■ THE DATA ■
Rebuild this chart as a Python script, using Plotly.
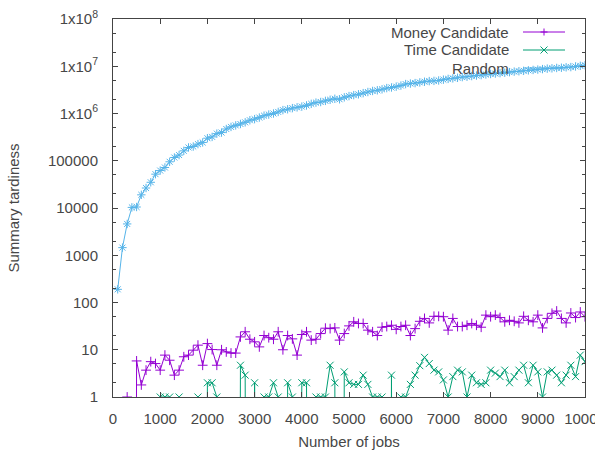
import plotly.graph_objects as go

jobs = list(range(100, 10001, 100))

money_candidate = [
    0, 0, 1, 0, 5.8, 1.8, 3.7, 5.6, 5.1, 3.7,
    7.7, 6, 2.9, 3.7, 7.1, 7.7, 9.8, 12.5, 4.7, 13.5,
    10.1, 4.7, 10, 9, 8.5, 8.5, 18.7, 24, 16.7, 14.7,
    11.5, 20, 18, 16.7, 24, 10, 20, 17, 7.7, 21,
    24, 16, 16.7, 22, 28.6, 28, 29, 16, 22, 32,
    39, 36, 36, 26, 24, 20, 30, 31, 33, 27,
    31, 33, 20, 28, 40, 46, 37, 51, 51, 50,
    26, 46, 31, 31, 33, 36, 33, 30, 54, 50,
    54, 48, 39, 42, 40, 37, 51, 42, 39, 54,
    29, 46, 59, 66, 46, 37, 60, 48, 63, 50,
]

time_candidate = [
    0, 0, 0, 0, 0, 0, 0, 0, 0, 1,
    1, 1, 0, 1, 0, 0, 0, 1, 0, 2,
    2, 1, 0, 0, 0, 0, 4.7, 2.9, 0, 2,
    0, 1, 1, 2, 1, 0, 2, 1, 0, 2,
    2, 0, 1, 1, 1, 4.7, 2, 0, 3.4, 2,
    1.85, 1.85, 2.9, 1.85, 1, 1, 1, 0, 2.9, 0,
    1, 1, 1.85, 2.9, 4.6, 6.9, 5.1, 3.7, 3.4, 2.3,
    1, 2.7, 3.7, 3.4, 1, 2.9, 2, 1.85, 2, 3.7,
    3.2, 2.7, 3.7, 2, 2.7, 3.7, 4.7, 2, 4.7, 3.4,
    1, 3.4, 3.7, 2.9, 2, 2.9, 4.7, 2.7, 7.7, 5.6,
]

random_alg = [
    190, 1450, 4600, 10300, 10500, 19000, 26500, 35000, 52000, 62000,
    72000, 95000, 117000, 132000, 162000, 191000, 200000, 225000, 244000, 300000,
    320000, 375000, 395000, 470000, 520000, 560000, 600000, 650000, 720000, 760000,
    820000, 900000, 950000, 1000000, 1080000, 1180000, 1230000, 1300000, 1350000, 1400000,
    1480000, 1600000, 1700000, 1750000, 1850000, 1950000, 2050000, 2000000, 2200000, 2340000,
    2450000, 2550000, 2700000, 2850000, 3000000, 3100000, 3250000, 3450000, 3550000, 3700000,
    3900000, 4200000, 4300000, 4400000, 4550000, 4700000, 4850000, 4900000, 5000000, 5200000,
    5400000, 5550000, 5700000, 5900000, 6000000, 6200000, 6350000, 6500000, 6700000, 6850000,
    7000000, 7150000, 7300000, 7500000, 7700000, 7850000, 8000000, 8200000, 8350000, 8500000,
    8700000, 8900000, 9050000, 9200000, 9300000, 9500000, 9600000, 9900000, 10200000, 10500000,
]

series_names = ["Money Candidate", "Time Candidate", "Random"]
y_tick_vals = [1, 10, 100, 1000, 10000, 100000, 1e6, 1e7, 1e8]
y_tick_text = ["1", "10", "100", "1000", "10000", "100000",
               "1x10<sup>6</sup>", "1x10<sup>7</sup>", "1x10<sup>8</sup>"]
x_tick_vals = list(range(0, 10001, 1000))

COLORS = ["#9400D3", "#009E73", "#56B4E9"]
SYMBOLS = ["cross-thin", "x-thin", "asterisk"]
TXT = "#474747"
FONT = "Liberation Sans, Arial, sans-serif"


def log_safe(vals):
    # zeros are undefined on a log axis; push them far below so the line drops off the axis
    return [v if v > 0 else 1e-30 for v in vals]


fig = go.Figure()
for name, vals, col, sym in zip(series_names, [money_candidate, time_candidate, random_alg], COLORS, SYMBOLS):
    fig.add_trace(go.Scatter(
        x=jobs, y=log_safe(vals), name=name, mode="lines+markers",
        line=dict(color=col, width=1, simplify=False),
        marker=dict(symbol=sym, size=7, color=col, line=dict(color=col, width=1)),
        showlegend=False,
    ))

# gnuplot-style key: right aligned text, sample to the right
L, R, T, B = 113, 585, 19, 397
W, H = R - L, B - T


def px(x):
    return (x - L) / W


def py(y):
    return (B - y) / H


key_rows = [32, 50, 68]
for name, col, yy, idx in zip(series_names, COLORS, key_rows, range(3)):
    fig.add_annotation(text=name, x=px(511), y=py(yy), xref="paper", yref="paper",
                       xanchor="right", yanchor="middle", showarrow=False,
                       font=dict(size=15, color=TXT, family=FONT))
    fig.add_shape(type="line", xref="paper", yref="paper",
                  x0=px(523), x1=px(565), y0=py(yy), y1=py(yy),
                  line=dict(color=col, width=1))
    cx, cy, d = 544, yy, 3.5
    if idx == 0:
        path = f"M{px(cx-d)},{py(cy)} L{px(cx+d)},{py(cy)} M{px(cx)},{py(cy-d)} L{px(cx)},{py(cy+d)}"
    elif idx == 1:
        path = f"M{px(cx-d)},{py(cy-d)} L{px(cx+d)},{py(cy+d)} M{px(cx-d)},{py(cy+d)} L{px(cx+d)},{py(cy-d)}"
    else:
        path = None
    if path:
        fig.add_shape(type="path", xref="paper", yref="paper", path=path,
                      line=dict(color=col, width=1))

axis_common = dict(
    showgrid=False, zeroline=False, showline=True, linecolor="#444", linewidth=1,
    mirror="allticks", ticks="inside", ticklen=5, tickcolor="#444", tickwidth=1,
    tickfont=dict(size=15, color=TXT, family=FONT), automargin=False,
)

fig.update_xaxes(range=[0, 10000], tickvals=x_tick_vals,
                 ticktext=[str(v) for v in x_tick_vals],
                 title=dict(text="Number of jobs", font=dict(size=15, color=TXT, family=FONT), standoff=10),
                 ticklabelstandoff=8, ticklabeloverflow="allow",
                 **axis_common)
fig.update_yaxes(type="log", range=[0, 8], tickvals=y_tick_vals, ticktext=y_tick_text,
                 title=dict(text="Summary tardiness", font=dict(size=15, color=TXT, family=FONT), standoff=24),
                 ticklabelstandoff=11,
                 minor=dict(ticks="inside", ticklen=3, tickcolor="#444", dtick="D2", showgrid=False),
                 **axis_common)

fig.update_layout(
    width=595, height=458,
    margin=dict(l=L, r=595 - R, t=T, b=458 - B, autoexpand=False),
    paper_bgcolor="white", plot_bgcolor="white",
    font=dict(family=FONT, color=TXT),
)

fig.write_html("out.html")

...

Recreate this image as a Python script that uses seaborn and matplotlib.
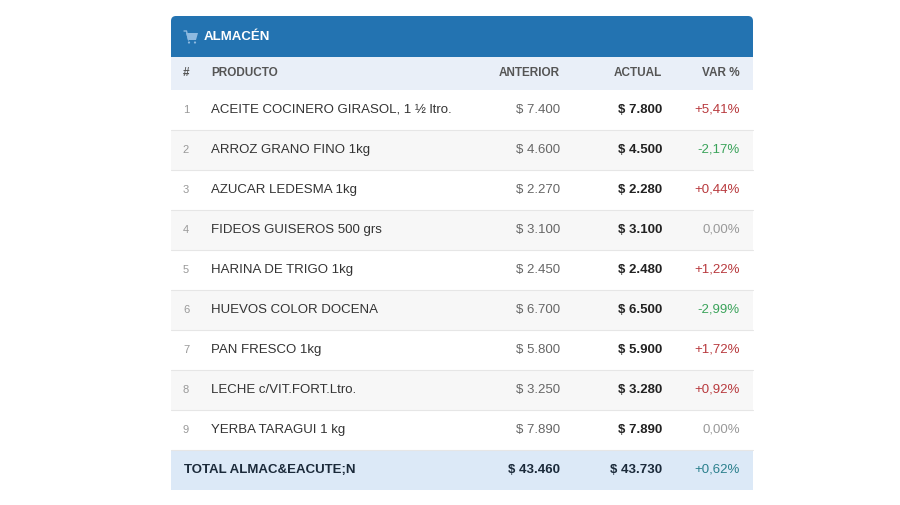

■ REQUIREMENT ■
Copy out, exactly, every line from the one that contains "Rebuild this chart" through the one that contains "jobs = list(range(100, 10001, 100))". Pictures stay out of the copy.

■ OUTPUT FOR THIS EXERCISE ■
Rebuild this chart as a Python script, using Plotly.
import plotly.graph_objects as go

jobs = list(range(100, 10001, 100))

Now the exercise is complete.